**WHAT THE EXERCISE ASKS**
Your task is to copy every line of the entries that contains "chart".
*-*-*
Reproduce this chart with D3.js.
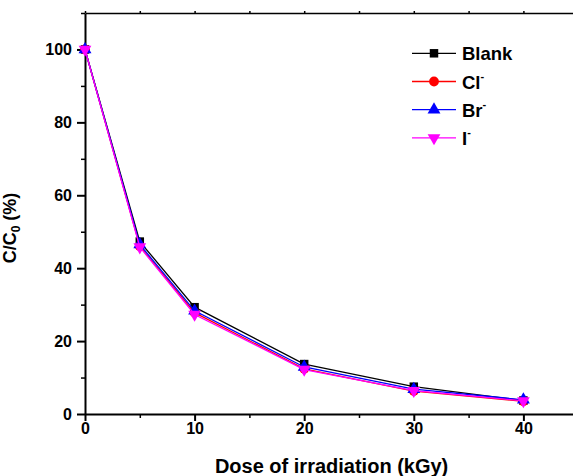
<!DOCTYPE html>
<html>
<head>
<meta charset="utf-8">
<script src="https://cdn.jsdelivr.net/npm/d3@7"></script>
<style>
  body { margin: 0; background: #fff; }
  svg text { font-family: Arial, "Liberation Sans", sans-serif; font-weight: bold; }
</style>
</head>
<body>
<div id="chart"></div>
<script>
// doses (kGy) and C/C0 (%) for each solution
const doses = [0, 5, 10, 20, 30, 40];
const blank = [100, 47.3, 29.3, 13.7, 7.5, 3.7];
const cl = [100, 46.0, 27.8, 12.4, 6.3, 3.5];
const br = [100, 46.5, 28.3, 12.9, 6.8, 3.9];
const iodide = [100, 45.8, 27.3, 12.2, 6.4, 3.6];
const xTicks = [0, 10, 20, 30, 40];
const yTicks = [0, 20, 40, 60, 80, 100];

const series = [
    {name: 'Blank', sup: '', values: blank, color: '#000000', symbol: d3.symbolSquare},
    {name: 'Cl', sup: '-', values: cl, color: '#ff0000', symbol: d3.symbolCircle},
    {name: 'Br', sup: '-', values: br, color: '#0000ff', symbol: d3.symbolTriangle},
    {name: 'I', sup: '-', values: iodide, color: '#ff00ff', symbol: 'down'}
];

const width = 573, height = 476;
const margin = {top: 13, left: 85, bottom: 62};
const plotH = height - margin.top - margin.bottom;

const svg = d3.select('#chart').append('svg')
    .attr('width', width)
    .attr('height', height);

const xScale = d3.scaleLinear().domain([0, 45]).range([margin.left, margin.left + 45 * 10.96]);
const yScale = d3.scaleLinear().domain([0, 110]).range([margin.top + plotH, margin.top]);

// minor ticks
const xMinor = d3.axisBottom(xScale).tickValues([5, 15, 25, 35, 45]).tickSize(4).tickFormat('');
const yMinor = d3.axisLeft(yScale).tickValues([10, 30, 50, 70, 90, 110]).tickSize(4).tickFormat('');

const xAxis = d3.axisBottom(xScale).tickValues(xTicks).tickSize(7).tickSizeOuter(0).tickPadding(2);
const yAxis = d3.axisLeft(yScale).tickValues(yTicks).tickSize(8).tickSizeOuter(0).tickPadding(5);

// top frame line
svg.append('g')
    .attr('transform', `translate(0, ${margin.top})`)
    .call(d3.axisTop(xScale).tickValues([0, 5, 10, 15, 20, 25, 30, 35, 40, 45]).tickSize(2).tickFormat('').tickSizeOuter(0))
    .call(g => g.selectAll('path, line').attr('stroke', '#000').attr('stroke-width', 1.5));

svg.append('g')
    .attr('transform', `translate(0, ${yScale(0)})`)
    .call(xMinor)
    .call(g => g.selectAll('line').attr('stroke-width', 1.5))
    .call(g => g.select('.domain').remove());
svg.append('g')
    .attr('transform', `translate(${margin.left}, 0)`)
    .call(yMinor)
    .call(g => g.selectAll('line').attr('stroke-width', 1.5))
    .call(g => g.select('.domain').remove());

const xg = svg.append('g')
    .attr('transform', `translate(0, ${yScale(0)})`)
    .call(xAxis);
xg.selectAll('line, path').attr('stroke-width', 2);
xg.selectAll('text').attr('font-size', 16).attr('fill', '#000');

const yg = svg.append('g')
    .attr('transform', `translate(${margin.left}, 0)`)
    .call(yAxis);
yg.selectAll('line, path').attr('stroke-width', 2);
yg.selectAll('text').attr('font-size', 16).attr('fill', '#000');

// axis titles
svg.append('text')
    .attr('x', xScale(22.5))
    .attr('y', 473)
    .attr('text-anchor', 'middle')
    .attr('font-size', 20)
    .text('Dose of irradiation (kGy)');

const yt = svg.append('text')
    .attr('transform', 'translate(16, 228) rotate(-90)')
    .attr('text-anchor', 'middle')
    .attr('font-size', 18);
yt.append('tspan').text('C/C');
yt.append('tspan').attr('font-size', 12).attr('dy', 4).text('0');
yt.append('tspan').attr('dy', -4).text(' (%)');

function markerPath(s) {
    if (s.symbol === 'down') {
        return d3.symbol().type(d3.symbolTriangle).size(70)();
    }
    return d3.symbol().type(s.symbol).size(s.symbol === d3.symbolCircle ? 75 : 72)();
}

const line = d3.line()
    .x((d, i) => xScale(doses[i]))
    .y(d => yScale(d));

series.forEach(s => {
    svg.append('path')
        .attr('d', line(s.values))
        .attr('fill', 'none')
        .attr('stroke', s.color)
        .attr('stroke-width', 1.3);
    svg.selectAll(null)
        .data(s.values)
        .join('path')
        .attr('d', markerPath(s))
        .attr('transform', (d, i) => `translate(${xScale(doses[i])}, ${yScale(d)})` + (s.symbol === 'down' ? ' rotate(180)' : ''))
        .attr('fill', s.color);
});

// legend
const legend = svg.append('g');
series.forEach((s, i) => {
    const y = 53.3 + i * 28.2;
    legend.append('line')
        .attr('x1', 412).attr('x2', 456)
        .attr('y1', y).attr('y2', y)
        .attr('stroke', s.color)
        .attr('stroke-width', 1.3);
    legend.append('path')
        .attr('d', markerPath(s))
        .attr('transform', `translate(434, ${y})` + (s.symbol === 'down' ? ' rotate(180)' : ''))
        .attr('fill', s.color);
    const t = legend.append('text')
        .attr('x', 462)
        .attr('y', y + 7)
        .attr('font-size', 18.5)
        .attr('fill', '#000');
    t.append('tspan').text(s.name);
    if (s.sup) {
        t.append('tspan').attr('font-size', 11).attr('dy', -9).text(s.sup);
    }
});
</script>
</body>
</html>
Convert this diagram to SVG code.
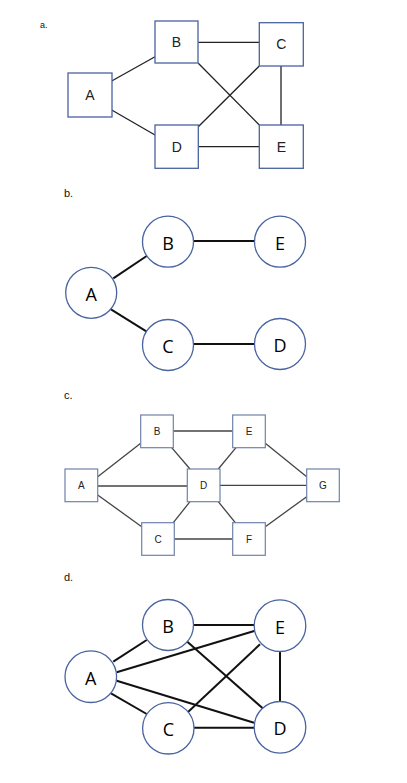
<svg xmlns="http://www.w3.org/2000/svg" width="407" height="783" viewBox="0 0 407 783">
<style>
.bg{fill:#fff}
.ba{fill:#fff;stroke:#4a62a0;stroke-width:1.3}
.cb{fill:#fff;stroke:#4a64a0;stroke-width:1.3}
.bc{fill:#fff;stroke:#6f82aa;stroke-width:1.2}
.la{font-family:"Liberation Sans",Arial,sans-serif;font-size:14px;fill:#222;text-anchor:middle;dominant-baseline:central}
.lb{font-family:"Open Sans","Liberation Sans",sans-serif;font-size:18px;fill:#000;text-anchor:middle;dominant-baseline:central}
.lc{font-family:"Liberation Sans",Arial,sans-serif;font-size:10px;fill:#222;text-anchor:middle;dominant-baseline:central}
.tag{font-family:"Liberation Sans",Arial,sans-serif;font-size:11px;fill:#111}
.ea{stroke:#222;stroke-width:1.3;fill:none}
.eb{stroke:#111;stroke-width:2;fill:none}
.ec{stroke:#444;stroke-width:1.3;fill:none}
</style>
<rect class="bg" width="407" height="783"/>
<text class="tag" x="40" y="28" style="font-size:9px">a.</text>
<text class="tag" x="64" y="197">b.</text>
<text class="tag" x="64" y="399">c.</text>
<text class="tag" x="64" y="581">d.</text>

<g id="connectors">
<!-- a -->
<line class="ea" x1="111.7" y1="81" x2="155" y2="56.7"/>
<line class="ea" x1="111.7" y1="110" x2="155" y2="135"/>
<line class="ea" x1="198.3" y1="42.3" x2="259.3" y2="42.3"/>
<line class="ea" x1="198.3" y1="63.3" x2="259.3" y2="125"/>
<line class="ea" x1="198.3" y1="126.7" x2="259.3" y2="66"/>
<line class="ea" x1="281" y1="66" x2="281" y2="125"/>
<line class="ea" x1="198.3" y1="146.7" x2="259.3" y2="146.7"/>
<!-- b -->
<line class="eb" x1="113.3" y1="278.3" x2="146.7" y2="256"/>
<line class="eb" x1="111" y1="309.3" x2="146.7" y2="331.7"/>
<line class="eb" x1="193.3" y1="241" x2="254" y2="241"/>
<line class="eb" x1="193.3" y1="344" x2="254" y2="344"/>
<!-- c -->
<line class="ec" x1="97.7" y1="476.7" x2="140.7" y2="443.3"/>
<line class="ec" x1="97.7" y1="486" x2="187.3" y2="486"/>
<line class="ec" x1="97.7" y1="495" x2="141.7" y2="526.7"/>
<line class="ec" x1="173.3" y1="431" x2="232.7" y2="431"/>
<line class="ec" x1="171.7" y1="447.7" x2="190" y2="469"/>
<line class="ec" x1="236" y1="447.7" x2="218.3" y2="469"/>
<line class="ec" x1="265.3" y1="443.3" x2="306.7" y2="476.7"/>
<line class="ec" x1="220" y1="485.3" x2="306.7" y2="485.3"/>
<line class="ec" x1="190" y1="501.7" x2="172.7" y2="523.3"/>
<line class="ec" x1="218.3" y1="501.7" x2="235.3" y2="522.7"/>
<line class="ec" x1="174.3" y1="539" x2="232.7" y2="539"/>
<line class="ec" x1="265.3" y1="526.7" x2="306.7" y2="496.7"/>
<!-- d -->
<line class="eb" x1="113.3" y1="661.7" x2="146.7" y2="640"/>
<line class="eb" x1="116.7" y1="672.3" x2="255" y2="630.7"/>
<line class="eb" x1="116.7" y1="680.7" x2="254" y2="722.7"/>
<line class="eb" x1="111" y1="693.3" x2="146.7" y2="714"/>
<line class="eb" x1="193.3" y1="625" x2="254" y2="625"/>
<line class="eb" x1="187.3" y1="641.7" x2="262.7" y2="708.3"/>
<line class="eb" x1="186.7" y1="713.3" x2="260" y2="644.3"/>
<line class="eb" x1="280" y1="651.7" x2="280" y2="701.7"/>
<line class="eb" x1="194" y1="727.7" x2="254" y2="727.7"/>
</g>

<!-- panel a -->
<g id="a-A"><rect class="ba" x="68" y="73" width="44" height="44"/><text class="la" x="90" y="95">A</text></g>
<g id="a-B"><rect class="ba" x="155" y="21" width="43" height="42"/><text class="la" x="176.5" y="42">B</text></g>
<g id="a-C"><rect class="ba" x="259.3" y="22.7" width="44" height="43.3"/><text class="la" x="281.3" y="44.3">C</text></g>
<g id="a-D"><rect class="ba" x="155" y="125" width="43.3" height="43.3"/><text class="la" x="176.7" y="146.7">D</text></g>
<g id="a-E"><rect class="ba" x="259.3" y="125" width="44" height="43.3"/><text class="la" x="281.3" y="146.7">E</text></g>

<!-- panel b -->
<g id="b-A"><circle class="cb" cx="91.2" cy="292.8" r="25.5"/><text class="lb" x="91.2" y="293.5">A</text></g>
<g id="b-B"><circle class="cb" cx="168" cy="241.7" r="25.5"/><text class="lb" x="168" y="242.5">B</text></g>
<g id="b-E"><circle class="cb" cx="280" cy="241.7" r="25.5"/><text class="lb" x="280" y="242.5">E</text></g>
<g id="b-C"><circle class="cb" cx="168" cy="345" r="25.5"/><text class="lb" x="168" y="345.5">C</text></g>
<g id="b-D"><circle class="cb" cx="280" cy="344" r="25.5"/><text class="lb" x="280" y="344.5">D</text></g>

<!-- panel c -->
<g id="c-A"><rect class="bc" x="65" y="469" width="32.7" height="32.7"/><text class="lc" x="81.3" y="485.3">A</text></g>
<g id="c-B"><rect class="bc" x="140.7" y="415" width="32.6" height="32.7"/><text class="lc" x="157" y="431.3">B</text></g>
<g id="c-E"><rect class="bc" x="232.7" y="415" width="32.6" height="32.7"/><text class="lc" x="249" y="431.3">E</text></g>
<g id="c-D"><rect class="bc" x="187.3" y="469" width="32.7" height="32.7"/><text class="lc" x="203.7" y="485.3">D</text></g>
<g id="c-G"><rect class="bc" x="306.7" y="469" width="32.6" height="32.7"/><text class="lc" x="323" y="485.3">G</text></g>
<g id="c-C"><rect class="bc" x="141.7" y="522.7" width="32.6" height="32.6"/><text class="lc" x="158" y="539">C</text></g>
<g id="c-F"><rect class="bc" x="232.7" y="522.7" width="32.6" height="32.6"/><text class="lc" x="249" y="539">F</text></g>

<!-- panel d -->
<g id="d-A"><circle class="cb" cx="90.8" cy="676.7" r="25.8"/><text class="lb" x="90.8" y="677.5">A</text></g>
<g id="d-B"><circle class="cb" cx="168" cy="625" r="25.5"/><text class="lb" x="168" y="625.8">B</text></g>
<g id="d-E"><circle class="cb" cx="280" cy="625.7" r="25.8"/><text class="lb" x="280" y="626.5">E</text></g>
<g id="d-C"><circle class="cb" cx="168.3" cy="728.3" r="25.7"/><text class="lb" x="168.3" y="729">C</text></g>
<g id="d-D"><circle class="cb" cx="280" cy="727.3" r="25.8"/><text class="lb" x="280" y="728">D</text></g>
</svg>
*-*-*
**ANSWER BELOW**
Reproduce this chart with D3.js.
<div id="chart"></div>
const svg = d3.select('#chart').append('svg')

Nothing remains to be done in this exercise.